WHAT YOU ARE ASKED TO DO: Retype, exactly as they stand, the lines from the start of the data to the line that contains "blueY), pairs(redX, redY)];", both ends included. Leave the pictures out.

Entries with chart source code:
__________
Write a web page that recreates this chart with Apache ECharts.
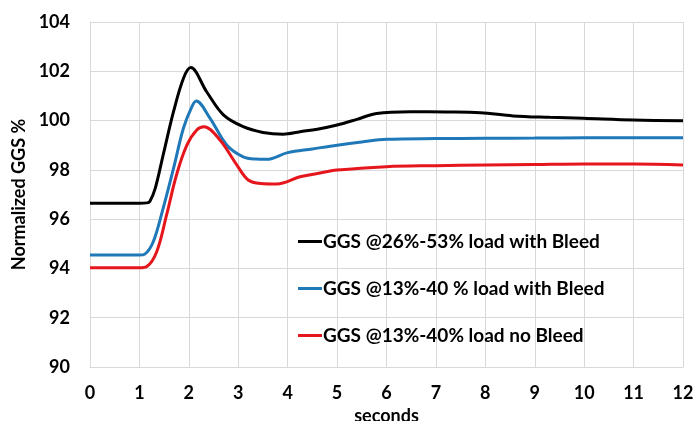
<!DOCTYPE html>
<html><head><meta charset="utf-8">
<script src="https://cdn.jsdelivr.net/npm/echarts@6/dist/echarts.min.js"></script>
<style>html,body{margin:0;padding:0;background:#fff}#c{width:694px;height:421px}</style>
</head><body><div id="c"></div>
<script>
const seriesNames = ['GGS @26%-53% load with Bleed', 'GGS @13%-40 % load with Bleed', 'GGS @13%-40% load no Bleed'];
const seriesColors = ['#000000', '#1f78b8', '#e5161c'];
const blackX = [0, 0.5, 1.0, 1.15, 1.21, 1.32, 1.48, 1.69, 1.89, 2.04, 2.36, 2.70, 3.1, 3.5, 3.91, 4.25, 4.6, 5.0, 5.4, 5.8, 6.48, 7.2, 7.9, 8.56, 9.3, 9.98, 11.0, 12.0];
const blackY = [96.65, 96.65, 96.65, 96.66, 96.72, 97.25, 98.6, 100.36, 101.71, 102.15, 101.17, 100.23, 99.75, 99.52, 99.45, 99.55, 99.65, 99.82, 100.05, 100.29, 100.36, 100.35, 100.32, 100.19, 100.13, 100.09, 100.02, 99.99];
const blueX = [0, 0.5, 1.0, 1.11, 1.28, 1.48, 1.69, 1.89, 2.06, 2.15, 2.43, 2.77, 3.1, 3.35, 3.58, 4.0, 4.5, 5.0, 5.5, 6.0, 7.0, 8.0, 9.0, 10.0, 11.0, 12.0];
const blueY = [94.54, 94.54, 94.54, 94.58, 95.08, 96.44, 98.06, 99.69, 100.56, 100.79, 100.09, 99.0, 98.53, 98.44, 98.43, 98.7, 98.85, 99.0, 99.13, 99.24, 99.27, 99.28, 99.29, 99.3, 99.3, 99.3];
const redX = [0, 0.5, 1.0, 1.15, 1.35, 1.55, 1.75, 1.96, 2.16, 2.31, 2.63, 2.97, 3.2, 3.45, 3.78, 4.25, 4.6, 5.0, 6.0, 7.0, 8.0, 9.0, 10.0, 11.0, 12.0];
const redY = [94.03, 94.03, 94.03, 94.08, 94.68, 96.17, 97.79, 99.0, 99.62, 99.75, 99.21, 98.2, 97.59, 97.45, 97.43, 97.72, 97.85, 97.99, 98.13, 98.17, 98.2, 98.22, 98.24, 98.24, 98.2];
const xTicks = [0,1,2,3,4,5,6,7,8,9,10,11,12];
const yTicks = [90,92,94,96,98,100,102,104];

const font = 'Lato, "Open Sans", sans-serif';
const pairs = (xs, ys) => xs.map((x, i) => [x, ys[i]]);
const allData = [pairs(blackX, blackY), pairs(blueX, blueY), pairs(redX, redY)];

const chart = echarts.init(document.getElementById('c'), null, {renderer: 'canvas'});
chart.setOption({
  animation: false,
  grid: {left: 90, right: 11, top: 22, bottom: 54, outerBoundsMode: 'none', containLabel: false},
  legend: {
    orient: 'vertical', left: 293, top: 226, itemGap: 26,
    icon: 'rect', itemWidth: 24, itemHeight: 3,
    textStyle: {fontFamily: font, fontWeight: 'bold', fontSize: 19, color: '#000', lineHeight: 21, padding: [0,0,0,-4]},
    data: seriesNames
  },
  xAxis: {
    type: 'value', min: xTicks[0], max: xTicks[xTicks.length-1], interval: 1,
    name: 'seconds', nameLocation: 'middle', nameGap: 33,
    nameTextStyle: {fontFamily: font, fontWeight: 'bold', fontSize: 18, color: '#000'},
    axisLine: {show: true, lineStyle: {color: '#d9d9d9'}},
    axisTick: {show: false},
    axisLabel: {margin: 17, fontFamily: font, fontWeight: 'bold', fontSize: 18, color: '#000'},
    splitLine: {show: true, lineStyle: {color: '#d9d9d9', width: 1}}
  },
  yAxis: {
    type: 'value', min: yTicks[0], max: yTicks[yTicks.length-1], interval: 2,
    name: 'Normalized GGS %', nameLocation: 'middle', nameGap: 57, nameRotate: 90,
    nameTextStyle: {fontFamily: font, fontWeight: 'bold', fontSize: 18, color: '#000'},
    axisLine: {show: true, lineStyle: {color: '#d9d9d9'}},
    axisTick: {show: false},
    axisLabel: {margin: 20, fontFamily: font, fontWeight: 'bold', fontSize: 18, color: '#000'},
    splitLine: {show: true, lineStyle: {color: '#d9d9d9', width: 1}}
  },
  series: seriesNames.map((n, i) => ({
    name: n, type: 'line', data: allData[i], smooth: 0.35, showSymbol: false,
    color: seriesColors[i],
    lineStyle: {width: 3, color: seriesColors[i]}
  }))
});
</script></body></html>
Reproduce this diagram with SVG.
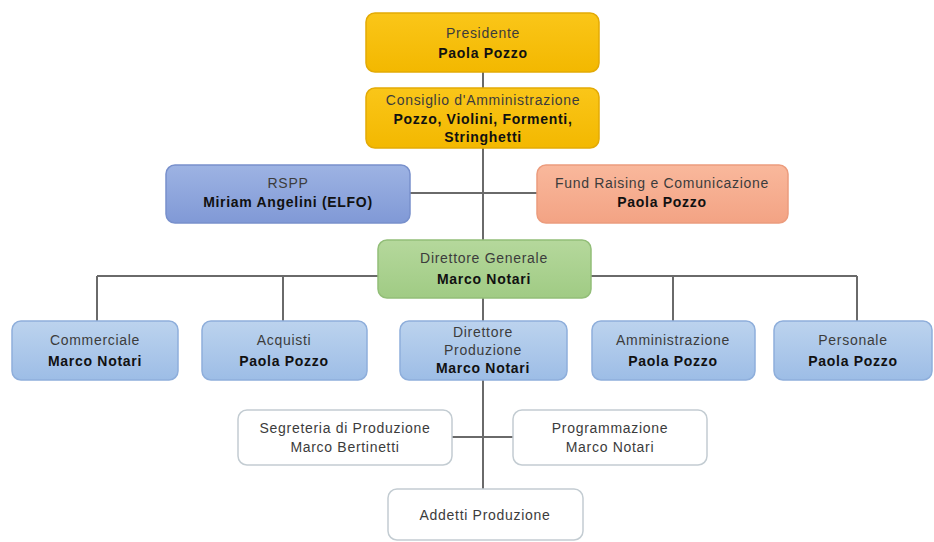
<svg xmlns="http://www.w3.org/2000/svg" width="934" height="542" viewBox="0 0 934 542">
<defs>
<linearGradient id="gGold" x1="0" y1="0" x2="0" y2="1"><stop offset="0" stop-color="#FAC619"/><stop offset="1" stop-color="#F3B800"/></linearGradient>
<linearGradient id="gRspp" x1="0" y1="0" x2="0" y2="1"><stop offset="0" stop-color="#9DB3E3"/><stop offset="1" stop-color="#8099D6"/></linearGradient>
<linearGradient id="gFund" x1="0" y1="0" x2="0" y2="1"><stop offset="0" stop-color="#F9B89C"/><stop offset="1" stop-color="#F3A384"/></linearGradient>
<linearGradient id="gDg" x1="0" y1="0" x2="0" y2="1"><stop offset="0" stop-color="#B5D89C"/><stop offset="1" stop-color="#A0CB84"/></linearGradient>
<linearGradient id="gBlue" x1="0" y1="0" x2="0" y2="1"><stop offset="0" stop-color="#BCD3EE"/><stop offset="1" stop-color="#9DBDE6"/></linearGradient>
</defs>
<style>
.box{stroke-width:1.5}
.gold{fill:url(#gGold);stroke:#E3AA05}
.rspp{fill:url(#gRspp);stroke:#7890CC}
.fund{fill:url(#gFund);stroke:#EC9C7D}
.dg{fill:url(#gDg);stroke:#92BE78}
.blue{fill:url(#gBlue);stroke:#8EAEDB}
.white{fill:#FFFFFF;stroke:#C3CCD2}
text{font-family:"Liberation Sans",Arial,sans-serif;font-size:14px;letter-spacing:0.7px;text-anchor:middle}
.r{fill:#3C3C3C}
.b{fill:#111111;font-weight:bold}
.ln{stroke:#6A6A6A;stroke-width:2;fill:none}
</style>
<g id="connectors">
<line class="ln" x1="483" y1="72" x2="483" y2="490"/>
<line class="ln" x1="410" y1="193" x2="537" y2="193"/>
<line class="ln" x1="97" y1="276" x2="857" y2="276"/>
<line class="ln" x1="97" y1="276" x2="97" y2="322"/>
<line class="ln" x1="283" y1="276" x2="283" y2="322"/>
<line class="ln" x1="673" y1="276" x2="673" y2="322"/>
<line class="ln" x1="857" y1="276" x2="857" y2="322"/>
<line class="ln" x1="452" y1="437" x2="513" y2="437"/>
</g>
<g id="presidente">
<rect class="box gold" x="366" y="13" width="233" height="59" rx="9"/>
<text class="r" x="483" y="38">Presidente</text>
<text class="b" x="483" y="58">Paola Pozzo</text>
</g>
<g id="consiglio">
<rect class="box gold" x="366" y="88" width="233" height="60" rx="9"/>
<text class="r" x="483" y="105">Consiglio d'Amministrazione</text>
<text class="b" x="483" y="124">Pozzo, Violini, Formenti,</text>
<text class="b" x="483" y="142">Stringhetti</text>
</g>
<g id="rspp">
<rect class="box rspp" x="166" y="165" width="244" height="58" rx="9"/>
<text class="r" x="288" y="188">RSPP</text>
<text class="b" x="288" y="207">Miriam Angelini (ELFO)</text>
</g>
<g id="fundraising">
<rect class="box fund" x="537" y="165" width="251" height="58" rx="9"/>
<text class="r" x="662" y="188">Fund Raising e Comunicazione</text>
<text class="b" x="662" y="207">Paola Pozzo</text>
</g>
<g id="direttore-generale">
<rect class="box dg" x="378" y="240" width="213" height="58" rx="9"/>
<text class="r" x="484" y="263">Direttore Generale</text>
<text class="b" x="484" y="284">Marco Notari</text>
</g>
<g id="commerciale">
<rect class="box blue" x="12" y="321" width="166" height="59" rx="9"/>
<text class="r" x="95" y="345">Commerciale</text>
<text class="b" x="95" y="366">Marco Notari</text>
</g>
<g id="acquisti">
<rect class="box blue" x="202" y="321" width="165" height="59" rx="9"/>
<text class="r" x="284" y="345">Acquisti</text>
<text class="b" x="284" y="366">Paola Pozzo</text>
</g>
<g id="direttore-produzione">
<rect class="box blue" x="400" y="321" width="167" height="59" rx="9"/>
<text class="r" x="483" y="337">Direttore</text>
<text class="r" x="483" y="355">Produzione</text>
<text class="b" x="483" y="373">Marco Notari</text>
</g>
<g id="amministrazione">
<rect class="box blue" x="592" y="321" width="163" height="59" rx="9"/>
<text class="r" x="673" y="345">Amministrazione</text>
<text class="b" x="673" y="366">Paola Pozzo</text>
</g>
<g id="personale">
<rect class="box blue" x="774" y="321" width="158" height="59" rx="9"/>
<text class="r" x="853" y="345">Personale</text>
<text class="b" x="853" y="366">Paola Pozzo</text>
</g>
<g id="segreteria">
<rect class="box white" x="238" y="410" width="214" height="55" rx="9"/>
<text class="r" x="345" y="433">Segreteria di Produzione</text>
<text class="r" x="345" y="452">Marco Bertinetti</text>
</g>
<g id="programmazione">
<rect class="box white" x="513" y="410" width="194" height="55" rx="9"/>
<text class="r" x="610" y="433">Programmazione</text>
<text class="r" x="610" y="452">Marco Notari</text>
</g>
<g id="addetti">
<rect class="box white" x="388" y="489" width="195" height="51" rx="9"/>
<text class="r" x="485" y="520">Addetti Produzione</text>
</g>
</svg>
__________
RESULT FOR THIS TASK:
Write a web page that recreates this chart with Apache ECharts.
<!DOCTYPE html>
<html><head><meta charset="utf-8">
<script src="https://cdn.jsdelivr.net/npm/echarts@6/dist/echarts.min.js"></script>
<style>html,body{margin:0;padding:0;background:#fff}#c{width:694px;height:421px}</style>
</head><body><div id="c"></div>
<script>
const seriesNames = ['GGS @26%-53% load with Bleed', 'GGS @13%-40 % load with Bleed', 'GGS @13%-40% load no Bleed'];
const seriesColors = ['#000000', '#1f78b8', '#e5161c'];
const blackX = [0, 0.5, 1.0, 1.15, 1.21, 1.32, 1.48, 1.69, 1.89, 2.04, 2.36, 2.70, 3.1, 3.5, 3.91, 4.25, 4.6, 5.0, 5.4, 5.8, 6.48, 7.2, 7.9, 8.56, 9.3, 9.98, 11.0, 12.0];
const blackY = [96.65, 96.65, 96.65, 96.66, 96.72, 97.25, 98.6, 100.36, 101.71, 102.15, 101.17, 100.23, 99.75, 99.52, 99.45, 99.55, 99.65, 99.82, 100.05, 100.29, 100.36, 100.35, 100.32, 100.19, 100.13, 100.09, 100.02, 99.99];
const blueX = [0, 0.5, 1.0, 1.11, 1.28, 1.48, 1.69, 1.89, 2.06, 2.15, 2.43, 2.77, 3.1, 3.35, 3.58, 4.0, 4.5, 5.0, 5.5, 6.0, 7.0, 8.0, 9.0, 10.0, 11.0, 12.0];
const blueY = [94.54, 94.54, 94.54, 94.58, 95.08, 96.44, 98.06, 99.69, 100.56, 100.79, 100.09, 99.0, 98.53, 98.44, 98.43, 98.7, 98.85, 99.0, 99.13, 99.24, 99.27, 99.28, 99.29, 99.3, 99.3, 99.3];
const redX = [0, 0.5, 1.0, 1.15, 1.35, 1.55, 1.75, 1.96, 2.16, 2.31, 2.63, 2.97, 3.2, 3.45, 3.78, 4.25, 4.6, 5.0, 6.0, 7.0, 8.0, 9.0, 10.0, 11.0, 12.0];
const redY = [94.03, 94.03, 94.03, 94.08, 94.68, 96.17, 97.79, 99.0, 99.62, 99.75, 99.21, 98.2, 97.59, 97.45, 97.43, 97.72, 97.85, 97.99, 98.13, 98.17, 98.2, 98.22, 98.24, 98.24, 98.2];
const xTicks = [0,1,2,3,4,5,6,7,8,9,10,11,12];
const yTicks = [90,92,94,96,98,100,102,104];

const font = 'Lato, "Open Sans", sans-serif';
const pairs = (xs, ys) => xs.map((x, i) => [x, ys[i]]);
const allData = [pairs(blackX, blackY), pairs(blueX, blueY), pairs(redX, redY)];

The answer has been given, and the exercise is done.